When McDade was at U of G, economics and international development programs had opposing world views, she says.

“International development was the Birkenstock-OPIRG-Ralph-Nader-hippie-left crowd, with a very black and white view of the world: peasant good, World Bank bad,” she says. “In economics, everybody was going to go to business school or law school, and had an equally simplistic view of the world: poor people are poor because they don’t work.”

That friction was just the right kind of undergraduate experience for a young woman who grew up in an underdeveloped region of Canada and was eager to break out of the cycle of poverty and truly make a difference in the lives of the poor around the world. At the University, she discovered her great love: the economics of the developing world.

“I learned that there’s a reason why poverty reproduces itself, a reason why international assistance doesn’t always work,” says McDade. “And it’s because of the false idea that the right answers are in the north and the poorer people are in the south, and if they only had the right answers, they wouldn’t be poor. That is how the whole foreign aid mechanism is set up, which is really not how the world is.”

Susan McDade
Susan McDade helped improve the social and economic life of many countries

McDade grew up in a small working-class community outside Saint John, N.B. Her parents came from poor families, but benefited from upward mobility that is possible in Canada, she says.

At age 16, she was accepted at the Lester B. Pearson United World College in Victoria, B.C., on a scholarship. Her parents, who had never travelled, saw the opportunity as her way to get more job prospects.

“They raised me to think that anything I wanted to do, I should give it a try,” McDade says. “‘You can do anything,’ they said.”

Pearson College sparked her interest in international languages, travel and development.

McDade was fluent in English and French at the time, but her Uruguayan roommate insisted that McDade would have to learn Spanish if she wanted to truly experience the world.

“With zero Spanish, I decided at the ripe old age of 16 to study Spanish,” McDade says. “I informed my parents that I would be going to Spain for the summer because I needed to immerse myself in Spanish. At the age of 17, they let me go to Spain by myself. I am still grateful for the trust they had in me.”

McDade ultimately became the UN representative in Cuba and Uruguay between 2006 and 2013.

McDade served as assistant secretary general for the final two years of her career spent with the UNDP. Earlier, she worked on capacity building, following the UNDP principle that if the institutions of the state don’t work, the economy won’t work.

“A country needs a functioning legal system, a functioning social welfare system, functioning land registries and people who can get identity cards,” she says. “Many people all over the world are poor because they don’t have a legal identity that allows them to open a bank account or register for services. They don’t exist in the social registry because they don’t have a birth certificate. And most of those people are women.”

Following a four-year assignment as the UN representative in Cuba from 2006 to 2010, McDade took on a similar role in Uruguay, focusing on human rights and prison reform.

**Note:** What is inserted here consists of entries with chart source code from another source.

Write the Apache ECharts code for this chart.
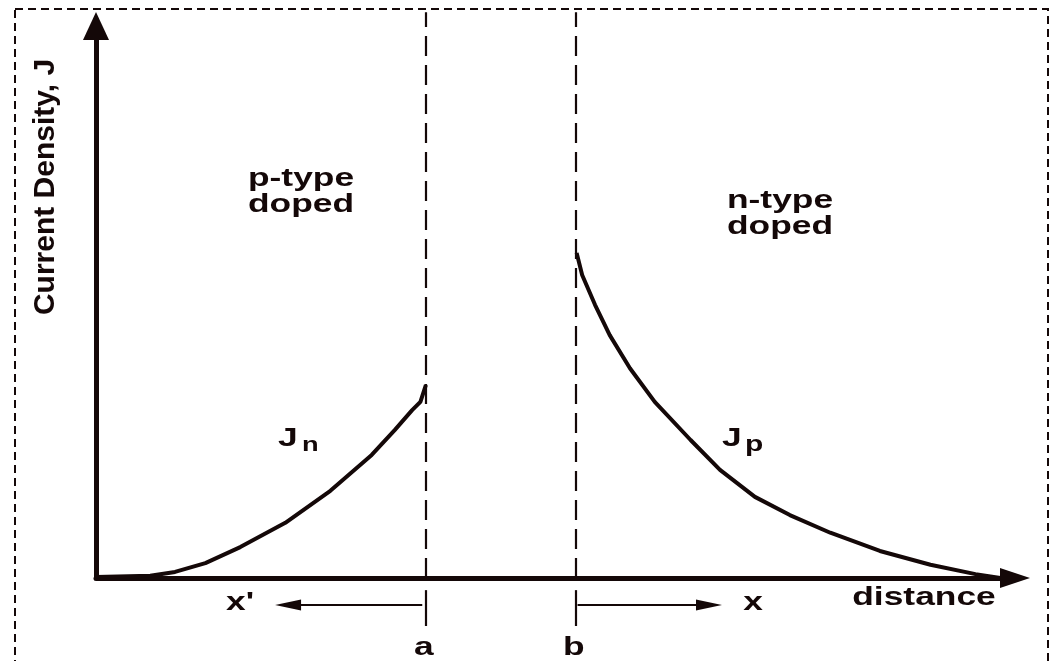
<!DOCTYPE html>
<html>
<head>
<meta charset="utf-8">
<script src="https://cdn.jsdelivr.net/npm/echarts@6/dist/echarts.min.js"></script>
<style>
html,body{margin:0;padding:0;background:#fff;}
#c{width:1051px;height:661px;}
</style>
</head>
<body>
<div id="c"></div>
<script>
// ---- data (axis units: distance 0..100, current density 0..100) ----
const jnX = [0, 5.9, 8.6, 11.9, 15.7, 20.6, 25.5, 30.0, 32.5, 34.4, 35.3, 35.9];
const jnY = [0.2, 0.4, 1.1, 2.7, 5.6, 10.0, 15.8, 22.3, 26.8, 30.4, 31.9, 35.0];
const jpX = [52.3, 52.9, 54.3, 55.9, 58.1, 60.8, 64.7, 67.9, 71.7, 75.5, 79.9, 85.3, 90.8, 95.7, 98.4];
const jpY = [58.9, 54.9, 49.5, 44.0, 38.0, 31.9, 25.0, 19.6, 14.7, 11.4, 8.2, 4.9, 2.4, 0.7, 0.0];
const boundaryX = [35.9, 52.2];          // junction edges a, b
const boundaryLabels = ['a', 'b'];
const yAxisRange = [-10, 102.5];
const yArrowEnd = 100;
const dashTop = 102.5;                   // top of dashed boundary lines
const tickBelow = [-2.2, -8.7];          // short marker below the axis
const arrowY = -4.9;
const xPrimeArrow = [35.5, 20.9];        // from a towards left
const xArrow = [52.4, 66.7];             // from b towards right
const regionLabels = [['p-type', 'doped'], ['n-type', 'doped']];
const curveLabels = [['J', 'n'], ['J', 'p']];
const axisNames = ['Current Density, J', 'distance'];
const dirLabels = ["x'", 'x'];

const C = '#140808';
const chart = echarts.init(document.getElementById('c'));

const boundaryLines = boundaryX.map(x => [{coord: [x, 0]}, {coord: [x, dashTop]}]);
const tickLines = boundaryX.map(x => [{coord: [x, tickBelow[0]]}, {coord: [x, tickBelow[1]]}]);

chart.setOption({
  animation: false,
  grid: {left: 96, right: 36, top: 12.2, bottom: 27.8},
  xAxis: {
    type: 'value', min: 0, max: 100,
    axisLine: {onZero: true, symbol: ['none', 'triangle'], symbolSize: [20, 30], lineStyle: {color: C, width: 5}},
    axisTick: {show: false}, axisLabel: {show: false}, splitLine: {show: false}
  },
  yAxis: {
    type: 'value', min: yAxisRange[0], max: yAxisRange[1],
    axisLine: {show: false},
    axisTick: {show: false}, axisLabel: {show: false}, splitLine: {show: false}
  },
  series: [
    {
      type: 'line', name: 'Jn', clip: false, silent: true,
      data: jnX.map((x, i) => [x, jnY[i]]),
      showSymbol: false, lineStyle: {color: C, width: 4}, itemStyle: {color: C},
      markLine: {
        silent: true, symbol: ['none', 'none'], label: {show: false},
        lineStyle: {color: C, width: 2.2, type: [20, 9]},
        emphasis: {disabled: true},
        data: boundaryLines
      }
    },
    {
      type: 'line', name: 'Jp', clip: false, silent: true,
      data: jpX.map((x, i) => [x, jpY[i]]),
      showSymbol: false, lineStyle: {color: C, width: 4}, itemStyle: {color: C},
      markLine: {
        silent: true, symbol: ['none', 'none'], label: {show: false},
        lineStyle: {color: C, width: 2.2, type: 'solid'},
        emphasis: {disabled: true},
        data: tickLines
      }
    },
    {
      type: 'line', name: 'arrows', clip: false, silent: true, data: [],
      markLine: {
        silent: true, symbol: ['none', 'triangle'], symbolSize: [11, 26], label: {show: false},
        lineStyle: {color: C, width: 2, type: 'solid'}, itemStyle: {color: C},
        emphasis: {disabled: true},
        data: [
          [{coord: [xPrimeArrow[0], arrowY]}, {coord: [xPrimeArrow[1], arrowY]}],
          [{coord: [xArrow[0], arrowY]}, {coord: [xArrow[1], arrowY]}]
        ]
      }
    },
    {
      type: 'line', name: 'yaxis', clip: false, silent: true, data: [],
      markLine: {
        silent: true, symbol: ['none', 'triangle'], symbolSize: [26, 28], label: {show: false},
        lineStyle: {color: C, width: 5, type: 'solid'}, itemStyle: {color: C},
        emphasis: {disabled: true},
        data: [[{coord: [0, 0]}, {coord: [0, yArrowEnd]}]]
      }
    }
  ]
});

const F = '"Liberation Sans", Arial, sans-serif';
const SX = 1.36;
function txt(text, x, y, size, align, vAlign, extra) {
  return Object.assign({
    type: 'text', x: x, y: y, scaleX: SX, silent: true,
    style: {text: text, x: 0, y: 0, fill: C, font: 'bold ' + size + 'px ' + F, align: align, verticalAlign: vAlign}
  }, extra || {});
}
const P = (x, y) => chart.convertToPixel({gridIndex: 0}, [x, y]);

const g = [];
g.push({type: 'rect', silent: true, shape: {x: 15, y: 9, width: 1033, height: 720},
  style: {fill: 'none', stroke: C, lineWidth: 2, lineDash: [8, 5]}});
// y-axis name (rotated)
g.push({type: 'text', x: 46, y: 187, rotation: Math.PI / 2, silent: true,
  style: {text: axisNames[0], x: 0, y: 0, fill: C, font: 'bold 30px ' + F, align: 'center', verticalAlign: 'middle'}});
// x-axis name
g.push(txt(axisNames[1], 924, 598, 26, 'center', 'middle'));
// region labels
g.push(txt(regionLabels[0].join('\n'), 248, 192, 26, 'left', 'middle'));
g.push(txt(regionLabels[1].join('\n'), 727, 214, 26, 'left', 'middle'));
// curve labels with subscripts
g.push(txt(curveLabels[0][0], 278, 439, 26, 'left', 'middle'));
g.push(txt(curveLabels[0][1], 302, 445, 20, 'left', 'middle'));
g.push(txt(curveLabels[1][0], 722, 439, 26, 'left', 'middle'));
g.push(txt(curveLabels[1][1], 745, 445, 22, 'left', 'middle'));
// direction labels
g.push(txt(dirLabels[0], 240, 603, 26, 'center', 'middle'));
g.push(txt(dirLabels[1], 753, 603, 26, 'center', 'middle'));
// boundary labels
boundaryX.forEach((x, i) => {
  const p = P(x, 0);
  g.push(txt(boundaryLabels[i], p[0] - 2, 648, 26, 'center', 'middle'));
});
chart.setOption({graphic: g});
</script>
</body>
</html>
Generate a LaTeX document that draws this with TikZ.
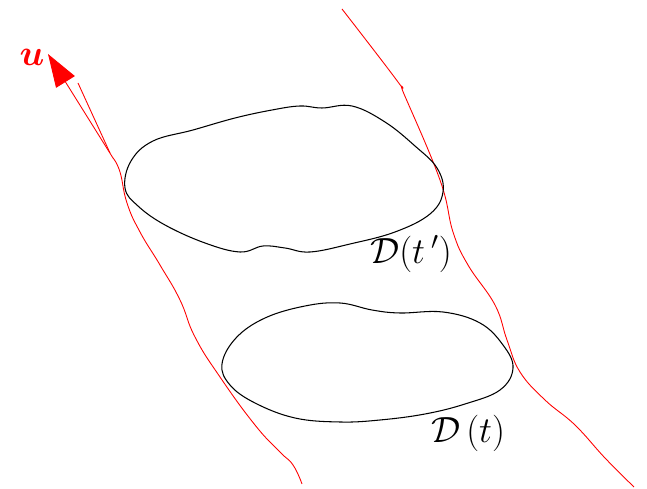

“My parents raised me to think that anything I wanted to do, I should give it a try.” ~ Alumna Susan McDade

“The prison system in the country is antiquated, with mixed populations in the same prisons, minors processed as adults and small children in prisons with their mothers. In such a system, the youth offenders grew up broken, often turned into criminals for life. It was really bad.”

The UN helped the government modernize the prisons, beginning with a digital case management system. “If your file is forgotten, and it’s just some guy with a pencil, you could spend the rest of your life in an Uruguayan prison.”

McDade recently took early retirement to spend more time with her children, moving back to the small community in New Brunswick where she grew up. She says her mother is happy to have her home.

Her UN work helped improve lives for countless people around the world, but it also took a personal toll. She had to leave great friends behind with each move, and she witnessed extreme poverty and hardship from one assignment to the next.

“After I had kids, I could no longer work directly with populations, because every dying kid was my own.”

She says there is much that the international agency is unable to accomplish, given underfunding and a massive mandate. Even as multilateralism is increasingly challenged, says McDade, the UN is still an important organization.

In one crucial area, she felt she was unable to do all she’d hoped to do.

“I worked for years and years on climate change, so to see the world running to the edge of the cliff right now is very demoralizing.”

Still, she adds, “I hope my children get from me the belief that people are good and that everything is possible. Change is possible, success is possible, solutions are possible, and people are fundamentally good.”